His offensive strategy is to wave a stick in front of the crease, trying to distract the goalie.
Is he entertaining? Maybe. Embarrassing? Definitely maybe.
You may be asking, “Ryan, why are you so worked up?”
First, I can’t get my townhouse bracelet off. But more to the point, I’m angry because Sean Avery symbolizes what is wrong with my favorite sport. Three former enforcers died this past summer. Two were confirmed suicides. Naturally, the role of these former players and the cause of death were immediately linked.
I like fighting in the game of hockey. I think it serves a purpose. A good bout between known scrappers can swing momentum from one team to another like a pendulum. When people think about violence in hockey, they associate the act with the Matt Cooke elbows to the head and Todd Bertuzzi sucker punches.

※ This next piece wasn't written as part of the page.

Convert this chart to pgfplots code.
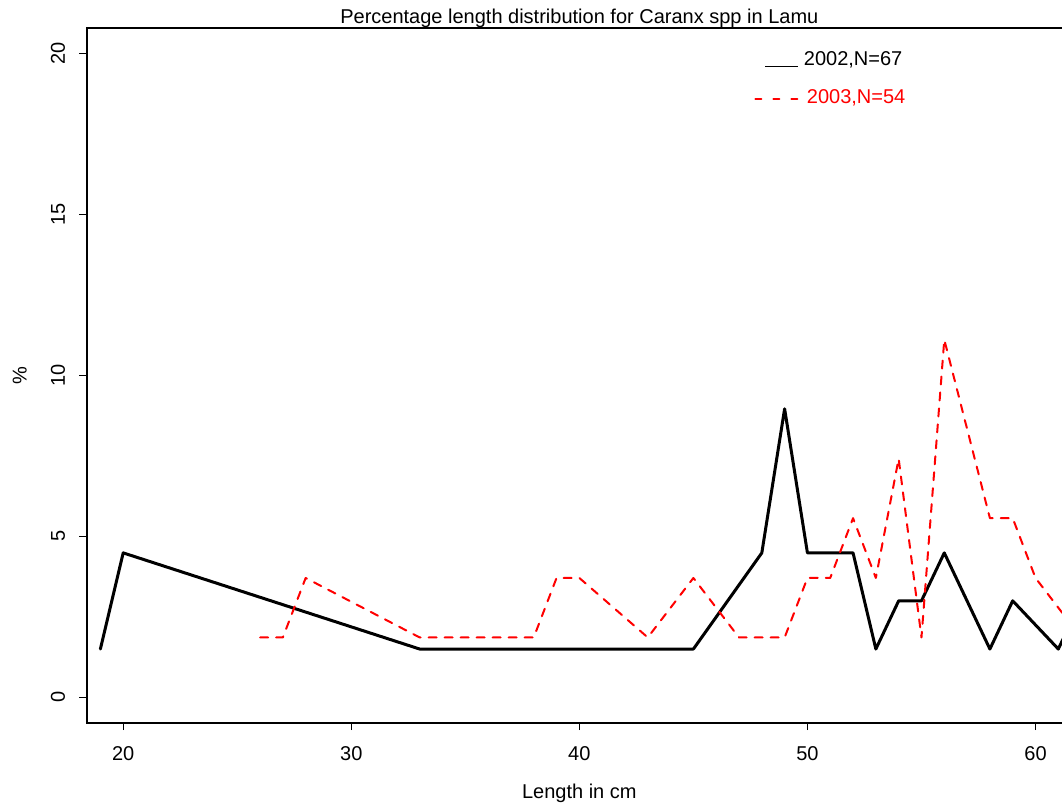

And then Avery comes to mind. A hockey player shouldn’t want to fight. It is something they do for the team. Players don’t want to block shots, but they do it.
Boston Bruins Winger Milan Lucic used to be a checking line regular. Then he scored 30 goals. Now he doesn’t drop his gloves until he reaches the Bruins locker room.
Avery needs to fight.
I like the Rangers. They are struggling right now. With the free agent signing of Brad Richards, and most core contributors returning, there were high expectations.
But a roster move like this is such an impulse response to the bleacher creatures.
The season can be turned around by a simple line adjustment. Heck, I am pretty sure the Rangers have already played 90 percent of their away games. No one has shut out more teams than goalie Henrik Lundqvist.
But what is the worst part about this whole saga? Sean Avery is not a bad hockey player. Twice in his career he has scored 10 or more goals per season. He has been even or in the plus on the ice seven times.
Nevertheless, the antics continue. And now he is being brought back for a third tour of duty.
All I can say, is it’s difficult to win a game with players who don’t respect it.